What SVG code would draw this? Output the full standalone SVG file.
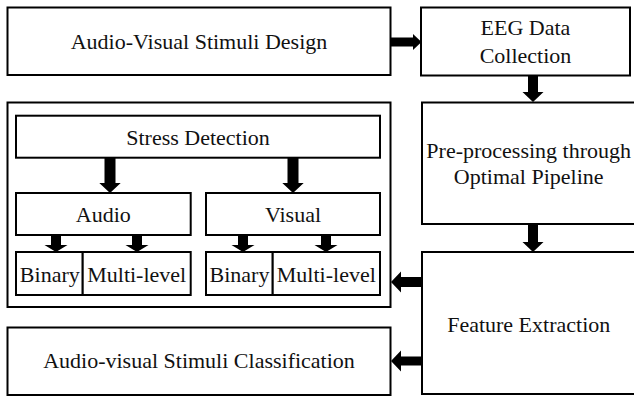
<svg xmlns="http://www.w3.org/2000/svg" width="634" height="397" viewBox="0 0 634 397">
<style>
.box{fill:#fff;stroke:#000;stroke-width:2}
.t{font-family:"Liberation Serif","Times New Roman",serif;font-size:22px;fill:#111;text-anchor:middle}
.ar{fill:#000}
</style>
<rect width="634" height="397" fill="#fff"/>
<g id="n-design"><rect class="box" x="7.5" y="7.5" width="383" height="67.5"/><text class="t" x="199" y="49">Audio-Visual Stimuli Design</text></g>
<g id="n-eeg"><rect class="box" x="421" y="7.5" width="209" height="68"/><text class="t" x="525.5" y="35">EEG Data</text><text class="t" x="525.5" y="63">Collection</text></g>
<g id="n-pre"><rect class="box" x="422" y="102.5" width="220" height="121.5"/><text class="t" x="528.7" y="158.3">Pre-processing through</text><text class="t" x="528.7" y="184.3">Optimal Pipeline</text></g>
<g id="n-feature"><rect class="box" x="422" y="252" width="220" height="142"/><text class="t" x="528.7" y="331.7">Feature Extraction</text></g>
<g id="n-container"><rect class="box" x="7.5" y="102.5" width="383" height="204.5"/></g>
<g id="n-stress"><rect class="box" x="16" y="115.7" width="364" height="42"/><text class="t" x="198" y="145">Stress Detection</text></g>
<g id="n-audio"><rect class="box" x="16" y="193" width="174.7" height="42"/><text class="t" x="103.3" y="222.3">Audio</text></g>
<g id="n-visual"><rect class="box" x="206" y="193" width="174" height="42"/><text class="t" x="293" y="222.3">Visual</text></g>
<g id="n-a-binary"><rect class="box" x="16" y="252" width="66.7" height="43"/><text class="t" x="49.8" y="282.3">Binary</text></g>
<g id="n-a-multi"><rect class="box" x="82.7" y="252" width="108" height="43"/><text class="t" x="136.7" y="282.3">Multi-level</text></g>
<g id="n-v-binary"><rect class="box" x="206" y="252" width="66.7" height="43"/><text class="t" x="239.5" y="282.3">Binary</text></g>
<g id="n-v-multi"><rect class="box" x="272.7" y="252" width="107.3" height="43"/><text class="t" x="326.3" y="282.3">Multi-level</text></g>
<g id="n-class"><rect class="box" x="7.5" y="327.5" width="383" height="67.5"/><text class="t" x="199" y="368.3">Audio-visual Stimuli Classification</text></g>
<g id="connectors" class="ar">
<polygon points="391,37.5 413,37.5 413,34 421.5,42 413,50 413,46.5 391,46.5"/>
<polygon points="528,76 538,76 538,92 543.5,92 533,102 522.5,92 528,92"/>
<polygon points="528,225 538,225 538,242 543.5,242 533,252 522.5,242 528,242"/>
<polygon points="104.5,158 115.5,158 115.5,183 120.7,183 110,193 99.3,183 104.5,183"/>
<polygon points="287.5,158 298.5,158 298.5,183 303.7,183 293,193 282.3,183 287.5,183"/>
<polygon points="51,236 61,236 61,245 67.5,245 56,252 44.5,245 51,245"/>
<polygon points="132,236 142,236 142,245 148.5,245 137,252 125.5,245 132,245"/>
<polygon points="238,236 248,236 248,245 254.5,245 243,252 231.5,245 238,245"/>
<polygon points="321,236 331,236 331,245 337.5,245 326,252 314.5,245 321,245"/>
<polygon points="421,277 401,277 401,271.5 391,282 401,292.5 401,287 421,287"/>
<polygon points="421,356.5 401,356.5 401,350.5 391,361 401,371.5 401,365.5 421,365.5"/>
</g>
</svg>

::::

> _EXERCISE DIRECTIONS_:
Copy the data word for word. Pictures do not go in the copy.

> _ANSWER FOR THE TASK_:
What SVG code would draw this? Output the full standalone SVG file.
<svg xmlns="http://www.w3.org/2000/svg" width="634" height="397" viewBox="0 0 634 397">
<style>
.box{fill:#fff;stroke:#000;stroke-width:2}
.t{font-family:"Liberation Serif","Times New Roman",serif;font-size:22px;fill:#111;text-anchor:middle}
.ar{fill:#000}
</style>
<rect width="634" height="397" fill="#fff"/>
<g id="n-design"><rect class="box" x="7.5" y="7.5" width="383" height="67.5"/><text class="t" x="199" y="49">Audio-Visual Stimuli Design</text></g>
<g id="n-eeg"><rect class="box" x="421" y="7.5" width="209" height="68"/><text class="t" x="525.5" y="35">EEG Data</text><text class="t" x="525.5" y="63">Collection</text></g>
<g id="n-pre"><rect class="box" x="422" y="102.5" width="220" height="121.5"/><text class="t" x="528.7" y="158.3">Pre-processing through</text><text class="t" x="528.7" y="184.3">Optimal Pipeline</text></g>
<g id="n-feature"><rect class="box" x="422" y="252" width="220" height="142"/><text class="t" x="528.7" y="331.7">Feature Extraction</text></g>
<g id="n-container"><rect class="box" x="7.5" y="102.5" width="383" height="204.5"/></g>
<g id="n-stress"><rect class="box" x="16" y="115.7" width="364" height="42"/><text class="t" x="198" y="145">Stress Detection</text></g>
<g id="n-audio"><rect class="box" x="16" y="193" width="174.7" height="42"/><text class="t" x="103.3" y="222.3">Audio</text></g>
<g id="n-visual"><rect class="box" x="206" y="193" width="174" height="42"/><text class="t" x="293" y="222.3">Visual</text></g>
<g id="n-a-binary"><rect class="box" x="16" y="252" width="66.7" height="43"/><text class="t" x="49.8" y="282.3">Binary</text></g>
<g id="n-a-multi"><rect class="box" x="82.7" y="252" width="108" height="43"/><text class="t" x="136.7" y="282.3">Multi-level</text></g>
<g id="n-v-binary"><rect class="box" x="206" y="252" width="66.7" height="43"/><text class="t" x="239.5" y="282.3">Binary</text></g>
<g id="n-v-multi"><rect class="box" x="272.7" y="252" width="107.3" height="43"/><text class="t" x="326.3" y="282.3">Multi-level</text></g>
<g id="n-class"><rect class="box" x="7.5" y="327.5" width="383" height="67.5"/><text class="t" x="199" y="368.3">Audio-visual Stimuli Classification</text></g>
<g id="connectors" class="ar">
<polygon points="391,37.5 413,37.5 413,34 421.5,42 413,50 413,46.5 391,46.5"/>
<polygon points="528,76 538,76 538,92 543.5,92 533,102 522.5,92 528,92"/>
<polygon points="528,225 538,225 538,242 543.5,242 533,252 522.5,242 528,242"/>
<polygon points="104.5,158 115.5,158 115.5,183 120.7,183 110,193 99.3,183 104.5,183"/>
<polygon points="287.5,158 298.5,158 298.5,183 303.7,183 293,193 282.3,183 287.5,183"/>
<polygon points="51,236 61,236 61,245 67.5,245 56,252 44.5,245 51,245"/>
<polygon points="132,236 142,236 142,245 148.5,245 137,252 125.5,245 132,245"/>
<polygon points="238,236 248,236 248,245 254.5,245 243,252 231.5,245 238,245"/>
<polygon points="321,236 331,236 331,245 337.5,245 326,252 314.5,245 321,245"/>
<polygon points="421,277 401,277 401,271.5 391,282 401,292.5 401,287 421,287"/>
<polygon points="421,356.5 401,356.5 401,350.5 391,361 401,371.5 401,365.5 421,365.5"/>
</g>
</svg>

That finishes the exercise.